Top Hollywood movie stars were not the only ones that could be seen on the red carpet of this year’s 2019 Venice Film Festival. Hundreds of climate change activists took over the red carpet for several hours on Saturday. With their voices and signs, the peaceful demonstrators demanded action to fight climate change and ban cruise ships from entering the sinking city.
Approximately 300 protestors arrived in the early morning hours on Saturday.
On the final day of the 11-day event, the estimated 300 protestors arrived on the scene, wearing white boiler suits and waving banners that read “No to cruise ships” and “Our home is on fire,”Reuters reports. They sat just outside the main festival venue, surrounded by police.
The demonstrators, who are a part of both Italian and foreign climate change activist groups, were in the lagoon city taking part in a five-day Venice Climate Camp event. They chose the Venice Film Festival for their protest because they wanted to garner higher attention for their cause, as well as celebrity backing.
“We want to address the topic of the climate crisis, we think that it is more important than anything that we can see in the world now,” said a member of the Venice anti-cruise ship committee, Chiara Buratti.
Mick Jagger and Donald Sutherland were among the Venice Film Festival celebrity attendees to support the protestors.
The protestors’ red carpet mission was not without success. They managed to obtain the support of veteran celebrities, Mick Jagger and Donald Sutherland, who were at the festival supporting their movie The Burnt Orange Hersey.

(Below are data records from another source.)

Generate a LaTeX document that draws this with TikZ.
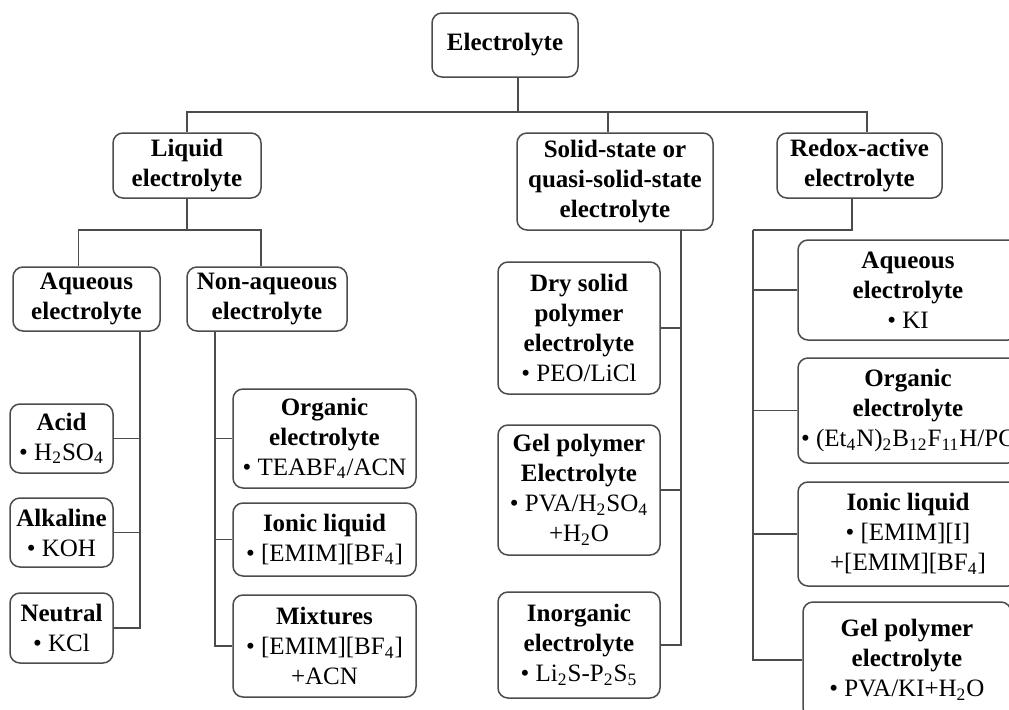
\documentclass[tikz,border=0pt]{standalone}
\usepackage{fontspec}
\setmainfont{Liberation Serif}
\usepackage{tikz}
\usetikzlibrary{positioning, calc}
\tikzstyle{box} = [rectangle, draw=black!70, line width=0.75pt, rounded corners=5pt, align=center, inner sep=1pt, font=\fontsize{12.5}{15}\selectfont]
\tikzstyle{link} = [draw=black!70, line width=0.75pt]

\begin{document}
\begin{tikzpicture}[x=0.5pt, y=-0.5pt]
    \useasboundingbox (0,0) rectangle (1009,709);
    \node (top) [box, minimum width=73pt, minimum height=32pt] at (505,45) {\textbf{Electrolyte}};

    % Main classes
    \node (liquid) [box, minimum width=74pt, minimum height=32.5pt] at (187,165.5) {\textbf{Liquid}\\\textbf{electrolyte}};
    \node (solid) [box, minimum width=98pt, minimum height=48.5pt] at (615,181.5) {\textbf{Solid-state or}\\\textbf{quasi-solid-state}\\\textbf{electrolyte}};
    \node (redox) [box, minimum width=82.5pt, minimum height=32.5pt] at (859.5,165.5) {\textbf{Redox-active}\\\textbf{electrolyte}};

    % Liquid electrolyte
    \node (aqueous) [box, minimum width=73.5pt, minimum height=32pt] at (86.5,299) {\textbf{Aqueous}\\\textbf{electrolyte}};
    \node (nonaq) [box, minimum width=80pt, minimum height=32pt] at (267,299) {\textbf{Non-aqueous}\\\textbf{electrolyte}};
    \node (acid) [box, minimum width=51.5pt, minimum height=34.5pt] at (61.5,438.5) {\textbf{Acid}\\\textbullet{} H\textsubscript{2}SO\textsubscript{4}};
    \node (alkaline) [box, minimum width=51.5pt, minimum height=34.5pt] at (61.5,532.5) {\textbf{Alkaline}\\\textbullet{} KOH};
    \node (neutral) [box, minimum width=51.5pt, minimum height=35pt] at (61.5,628) {\textbf{Neutral}\\\textbullet{} KCl};
    \node (organic) [box, minimum width=91.5pt, minimum height=49.5pt] at (324.5,438.5) {\textbf{Organic}\\\textbf{electrolyte}\\\textbullet{} TEABF\textsubscript{4}/ACN};
    \node (ionic) [box, minimum width=91.5pt, minimum height=36.5pt] at (324.5,539.5) {\textbf{Ionic liquid}\\\textbullet{} [EMIM][BF\textsubscript{4}]};
    \node (mixture) [box, minimum width=91.5pt, minimum height=51pt] at (324.5,646) {\textbf{Mixtures}\\\textbullet{} [EMIM][BF\textsubscript{4}]\\+ACN};

    % Solid-state electrolyte
    \node (dry) [box, minimum width=81pt, minimum height=66pt] at (579,328) {\textbf{Dry solid}\\\textbf{polymer}\\\textbf{electrolyte}\\\textbullet{} PEO/LiCl};
    \node (gel) [box, minimum width=81pt, minimum height=65pt] at (579,490) {\textbf{Gel polymer}\\\textbf{Electrolyte}\\\textbullet{} PVA/H\textsubscript{2}SO\textsubscript{4}\\+H\textsubscript{2}O};
    \node (inorganic) [box, minimum width=81pt, minimum height=53pt] at (579,645) {\textbf{Inorganic}\\\textbf{electrolyte}\\\textbullet{} Li\textsubscript{2}S-P\textsubscript{2}S\textsubscript{5}};

    % Redox-active electrolyte
    \node (raq) [box, minimum width=110pt, minimum height=50pt] at (908,290) {\textbf{Aqueous}\\\textbf{electrolyte}\\\textbullet{} KI};
    \node (rorg) [box, minimum width=110pt, minimum height=52.5pt] at (908,410.5) {\textbf{Organic}\\\textbf{electrolyte}\\\textbullet{} (Et\textsubscript{4}N)\textsubscript{2}B\textsubscript{12}F\textsubscript{11}H/PC};
    \node (rion) [box, minimum width=110pt, minimum height=52pt] at (908,534) {\textbf{Ionic liquid}\\\textbullet{} [EMIM][I]\\+[EMIM][BF\textsubscript{4}]};
    \node (rgel) [box, minimum width=104pt, minimum height=58pt] at (907,660) {\textbf{Gel polymer}\\\textbf{electrolyte}\\\textbullet{} PVA/KI+H\textsubscript{2}O};

    % Connectors
    \coordinate (bus0) at (518,112);
    \coordinate (bus1) at (187,230);
    \coordinate (bus2) at (753,230);
    \draw [link] (top.south -| bus0) -- (bus0);
    \draw [link] (bus0) -| (liquid.north);
    \draw [link] (bus0) -| ([xshift=-3.5pt]solid.north);
    \draw [link] (bus0) -| ([xshift=3.75pt]redox.north);

    \draw [link] (liquid.south) -- (bus1);
    \draw [link] (bus1) -| ([xshift=-4pt]aqueous.north);
    \draw [link] (bus1) -| ([xshift=-3pt]nonaq.north);
    \foreach \n in {acid, alkaline, neutral}
        \draw [link] ([xshift=26.75pt]aqueous.south) |- (\n.east);
    \foreach \n in {organic, ionic, mixture}
        \draw [link] ([xshift=-26pt]nonaq.south) |- (\n.west);

    \foreach \n in {dry, gel, inorganic}
        \draw [link] ([xshift=33pt]solid.south) |- (\n.east);

    \draw [link] ([xshift=-3.75pt]redox.south) |- (bus2);
    \foreach \n in {raq, rorg, rion, rgel}
        \draw [link] (bus2) |- (\n.west);
\end{tikzpicture}
\end{document}
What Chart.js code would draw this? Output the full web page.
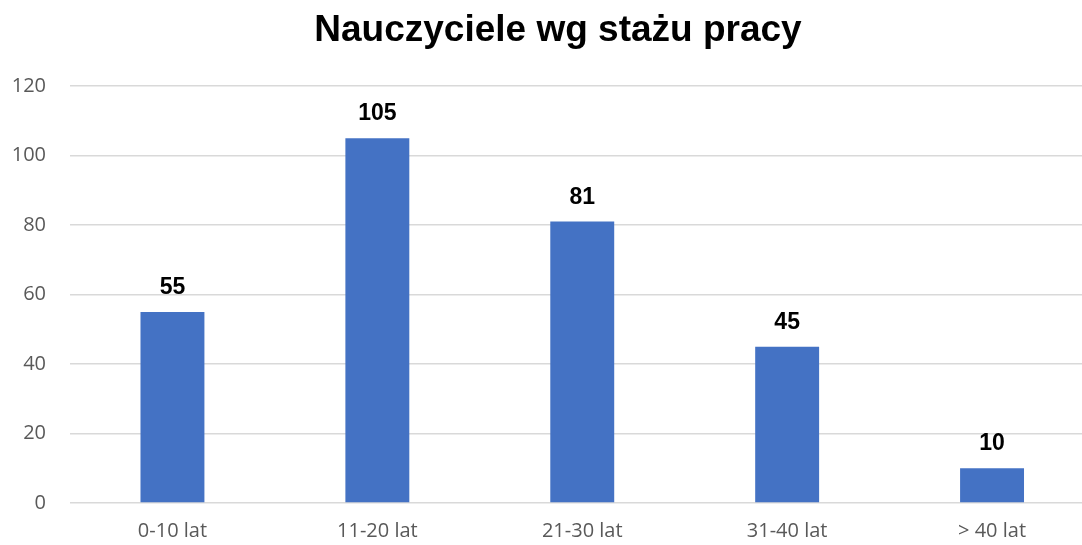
<!DOCTYPE html>
<html>
<head>
<meta charset="utf-8">
<script src="https://cdn.jsdelivr.net/npm/chart.js@4"></script>
<style>
  html, body { margin: 0; padding: 0; background: #fff; overflow: hidden; }
  #okno { width: 1082px; height: 545px; overflow: hidden; }
  #wrap { width: 1117px; height: 545px; }
</style>
</head>
<body>
<div id="okno"><div id="wrap"><canvas id="wykres"></canvas></div></div>
<script>
// dane z wykresu
var tytul = 'Nauczyciele wg stażu pracy';
var kategorie = ['0-10 lat', '11-20 lat', '21-30 lat', '31-40 lat', '> 40 lat'];
var liczbaNauczycieli = [55, 105, 81, 45, 10];
var osY = { min: 0, max: 120, krok: 20 };

// etykiety nad słupkami + tytuł (tytuł wyśrodkowany względem całego obrazka)
var etykietyDanych = {
    id: 'etykietyDanych',
    afterDatasetsDraw: function(chart) {
        var ctx = chart.ctx;
        var meta = chart.getDatasetMeta(0);
        ctx.save();
        ctx.font = 'bold 23px "Liberation Sans", Arial, sans-serif';
        ctx.fillStyle = '#000';
        ctx.textAlign = 'center';
        ctx.textBaseline = 'alphabetic';
        meta.data.forEach(function(bar, i) {
            ctx.fillText(liczbaNauczycieli[i], bar.x, bar.y - 18);
        });
        ctx.font = 'bold 37px "Liberation Sans", Arial, sans-serif';
        ctx.textBaseline = 'middle';
        ctx.fillText(tytul, 558, 31);
        ctx.restore();
    }
};

var ctx = document.getElementById('wykres').getContext('2d');
var wykres = new Chart(ctx, {
    type: 'bar',
    data: {
        labels: kategorie,
        datasets: [{
            data: liczbaNauczycieli,
            backgroundColor: '#4472C4',
            categoryPercentage: 1,
            barPercentage: 0.312
        }]
    },
    options: {
        responsive: true,
        maintainAspectRatio: false,
        animation: false,
        layout: { padding: { left: 4, right: 22.5, top: 86, bottom: 0 } },
        plugins: {
            legend: { display: false },
            tooltip: { enabled: false },
            title: { display: false }
        },
        scales: {
            x: {
                grid: { display: false },
                border: { display: false },
                ticks: {
                    color: '#595959',
                    font: { family: '"Open Sans", sans-serif', size: 20 },
                    padding: 8
                },
                afterFit: function(scale) { scale.height = 42; }
            },
            y: {
                min: osY.min,
                max: osY.max,
                grid: { color: '#d9d9d9', lineWidth: 1.5, drawTicks: false },
                border: { display: false },
                ticks: {
                    stepSize: osY.krok,
                    color: '#595959',
                    font: { family: '"Open Sans", sans-serif', size: 20 },
                    padding: 24
                },
                afterFit: function(scale) { scale.width = 66; }
            }
        }
    },
    plugins: [etykietyDanych]
});
</script>
</body>
</html>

“When you’re my age,” said Sutherland during a news conference to support the film, “and you have children and grandchildren, you will leave them nothing if we do not vote those people out of office in Brazil, in London and in Washington. They are ruining the world. We have contributed to the ruination of it, but they are ensuring it.”
Sutherland added that environmental protestors need to fight harder and get as much support as they can.
Jagger said of the protestors that he’s glad they’re doing it “because they’re the ones that are going to inherit the planet.”
“I am glad people feel so strongly about it they want to protest anywhere,” Jagger continued at the Venice Film Festival news conference, “whether it’s the red carpet or another place.”